-------- Dataset section
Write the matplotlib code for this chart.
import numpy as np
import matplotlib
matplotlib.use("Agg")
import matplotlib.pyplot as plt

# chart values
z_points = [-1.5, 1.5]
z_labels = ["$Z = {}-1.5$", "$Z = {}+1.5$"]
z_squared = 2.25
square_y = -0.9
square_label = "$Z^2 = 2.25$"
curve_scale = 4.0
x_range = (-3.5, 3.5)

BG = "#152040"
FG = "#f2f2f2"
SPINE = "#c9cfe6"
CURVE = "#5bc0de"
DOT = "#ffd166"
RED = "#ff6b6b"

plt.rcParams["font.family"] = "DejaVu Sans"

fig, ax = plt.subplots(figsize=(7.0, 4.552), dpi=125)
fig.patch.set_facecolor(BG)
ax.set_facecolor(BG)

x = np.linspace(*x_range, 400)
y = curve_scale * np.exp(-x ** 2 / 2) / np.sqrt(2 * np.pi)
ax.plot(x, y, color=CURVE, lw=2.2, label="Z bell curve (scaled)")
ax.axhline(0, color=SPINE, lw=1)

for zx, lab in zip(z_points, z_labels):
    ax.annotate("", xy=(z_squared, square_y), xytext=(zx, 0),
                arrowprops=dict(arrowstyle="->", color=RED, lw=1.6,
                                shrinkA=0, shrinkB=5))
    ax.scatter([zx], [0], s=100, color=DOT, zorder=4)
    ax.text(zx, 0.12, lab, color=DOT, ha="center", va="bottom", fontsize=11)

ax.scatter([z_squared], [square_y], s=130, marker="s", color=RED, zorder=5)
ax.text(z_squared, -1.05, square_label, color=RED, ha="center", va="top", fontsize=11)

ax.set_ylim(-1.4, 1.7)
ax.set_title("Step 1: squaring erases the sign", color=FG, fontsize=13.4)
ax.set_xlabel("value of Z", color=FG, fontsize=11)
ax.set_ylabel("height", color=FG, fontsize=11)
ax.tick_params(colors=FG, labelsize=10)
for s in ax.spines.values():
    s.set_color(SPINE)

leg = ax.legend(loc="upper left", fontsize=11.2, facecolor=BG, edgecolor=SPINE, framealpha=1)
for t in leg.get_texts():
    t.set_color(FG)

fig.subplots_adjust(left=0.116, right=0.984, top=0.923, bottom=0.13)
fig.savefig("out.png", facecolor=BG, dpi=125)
----------------
**To be done**. Your task is to reproduce the whole listing exactly.

**Answer to the problem**.
Write the matplotlib code for this chart.
import numpy as np
import matplotlib
matplotlib.use("Agg")
import matplotlib.pyplot as plt

# chart values
z_points = [-1.5, 1.5]
z_labels = ["$Z = {}-1.5$", "$Z = {}+1.5$"]
z_squared = 2.25
square_y = -0.9
square_label = "$Z^2 = 2.25$"
curve_scale = 4.0
x_range = (-3.5, 3.5)

BG = "#152040"
FG = "#f2f2f2"
SPINE = "#c9cfe6"
CURVE = "#5bc0de"
DOT = "#ffd166"
RED = "#ff6b6b"

plt.rcParams["font.family"] = "DejaVu Sans"

fig, ax = plt.subplots(figsize=(7.0, 4.552), dpi=125)
fig.patch.set_facecolor(BG)
ax.set_facecolor(BG)

x = np.linspace(*x_range, 400)
y = curve_scale * np.exp(-x ** 2 / 2) / np.sqrt(2 * np.pi)
ax.plot(x, y, color=CURVE, lw=2.2, label="Z bell curve (scaled)")
ax.axhline(0, color=SPINE, lw=1)

for zx, lab in zip(z_points, z_labels):
    ax.annotate("", xy=(z_squared, square_y), xytext=(zx, 0),
                arrowprops=dict(arrowstyle="->", color=RED, lw=1.6,
                                shrinkA=0, shrinkB=5))
    ax.scatter([zx], [0], s=100, color=DOT, zorder=4)
    ax.text(zx, 0.12, lab, color=DOT, ha="center", va="bottom", fontsize=11)

ax.scatter([z_squared], [square_y], s=130, marker="s", color=RED, zorder=5)
ax.text(z_squared, -1.05, square_label, color=RED, ha="center", va="top", fontsize=11)

ax.set_ylim(-1.4, 1.7)
ax.set_title("Step 1: squaring erases the sign", color=FG, fontsize=13.4)
ax.set_xlabel("value of Z", color=FG, fontsize=11)
ax.set_ylabel("height", color=FG, fontsize=11)
ax.tick_params(colors=FG, labelsize=10)
for s in ax.spines.values():
    s.set_color(SPINE)

leg = ax.legend(loc="upper left", fontsize=11.2, facecolor=BG, edgecolor=SPINE, framealpha=1)
for t in leg.get_texts():
    t.set_color(FG)

fig.subplots_adjust(left=0.116, right=0.984, top=0.923, bottom=0.13)
fig.savefig("out.png", facecolor=BG, dpi=125)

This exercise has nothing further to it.